The Luxembourg qualifications framework is intended to serve as a non-binding guidance framework for individuals, providers of education and training and for the employment market. It will enable individuals to rank their qualifications in relation to other qualifications, with a view to lifelong learning.
A further element of the Luxembourg qualifications framework is that it is intended not only to apply to the formal system of qualifications but also to include non-formal qualifications.
Following preliminary discussions concerning the development of a Luxembourg qualifications framework, it has been decided, from a terminological standpoint, that the French-language title of the framework should read "Cadre [luxembourgeois] des qualifications" and not, as in the relevant official EU texts (including the Recommendation of 23 April 2008), "Cadre [luxembourgeois] des certifications", since the French word "qualifications" includes the notion inherent in the French word "certifications" and establishes the link with the world of work.
Extent of the framework
Initially, the Luxembourg qualifications framework will cover only formal qualifications. Later on, issuers of non-formal qualifications will be able to request that their qualifications be brought into alignment with the national framework levels.
The Luxembourg qualifications framework currently involves a systematic description of qualifications within the national education and training system.
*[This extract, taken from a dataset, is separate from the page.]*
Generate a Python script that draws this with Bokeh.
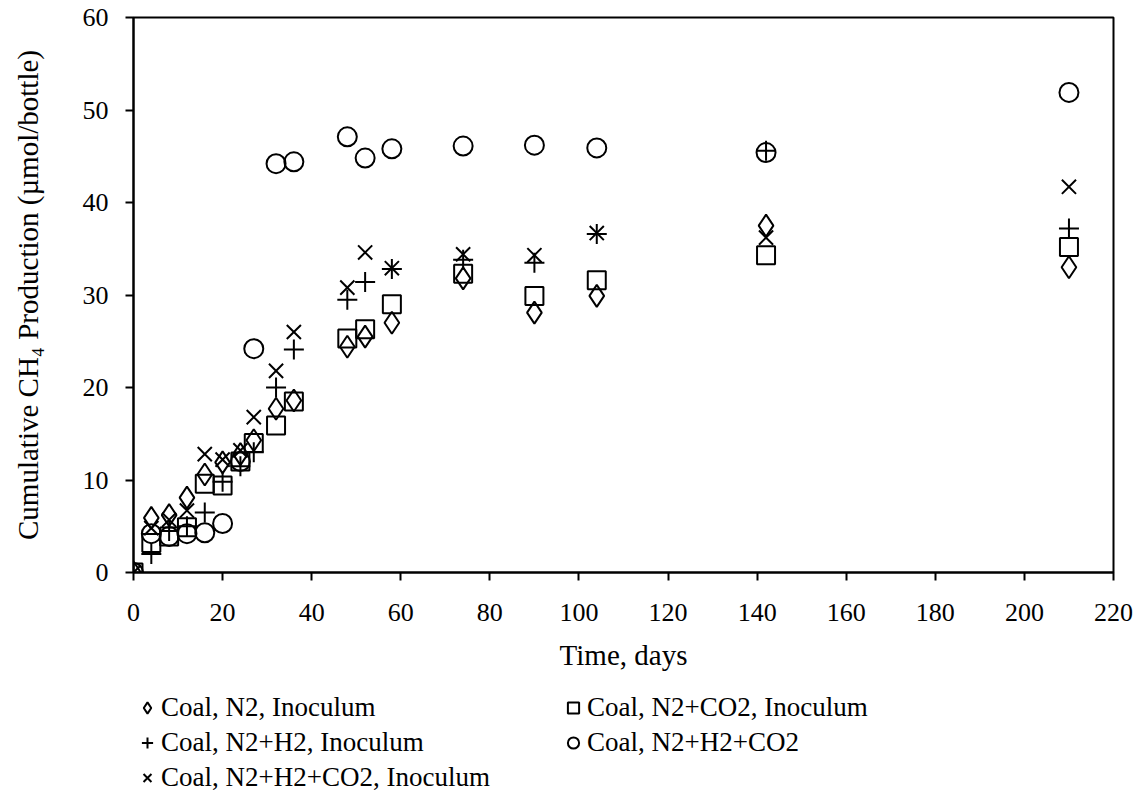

Acquisition of those qualifications is confirmed and standardised by the obtaining of a degree, diploma or other certificate issued by a competent body.
The framework comprises a general description of the qualification profiles and training outcomes and, in addition, for levels 5 to 8 relating to higher education, certain aspects of a formal nature, including in particular the ECTS (European Credit Transfer and Accumulation System) volume. The framework links in with the European Qualifications Framework in respect of lifelong education and training and, as regards levels 5 to 8, is moreover linked to the Qualification Framework of the European Higher Education Area ("QF-EHEA"). The qualifications framework does not provide any information concerning admissions to the different study levels.
It defines, by way of descriptors, what a learner knows, understands and is able to do on completion of a learning process. Three categories of descriptors are used to describe learning outcomes relating to a given qualification in a generic and non-disciplinary way, and to classify and specify those outcomes.
Three categories of descriptors
The framework distinguishes the following three categories of descriptors: knowledge, skills and attitude.
The result of the assimilation of knowledge through learning and training.
Knowledge is the body of facts, principles, theories and practices that is related to a field of study or work; assimilation is defined as the process by which knowledge or know-how is integrated by the learner.
The ability to apply knowledge in order to complete tasks and solve problems.
As in the European Framework, skills may be cognitive (involving the use of logical, intuitive and creative thinking) or practical (involving manual dexterity and the use of methods, materials, tools and instruments).
The use of personal and social abilities in work or study situations and in professional and personal development.
Personal competence is characterised by a sense of autonomy and responsibility enabling the person concerned to adopt a critical approach to his or her own actions and those of others; it also allows persons to develop, either through study or through practical activities. Social competence is characterised by a sense of autonomy and responsibility enabling the person concerned to work with others and to take the interests of others into account. For levels 5 to 8, these descriptors are specified as encompassing communication skills and the ability to make judgements.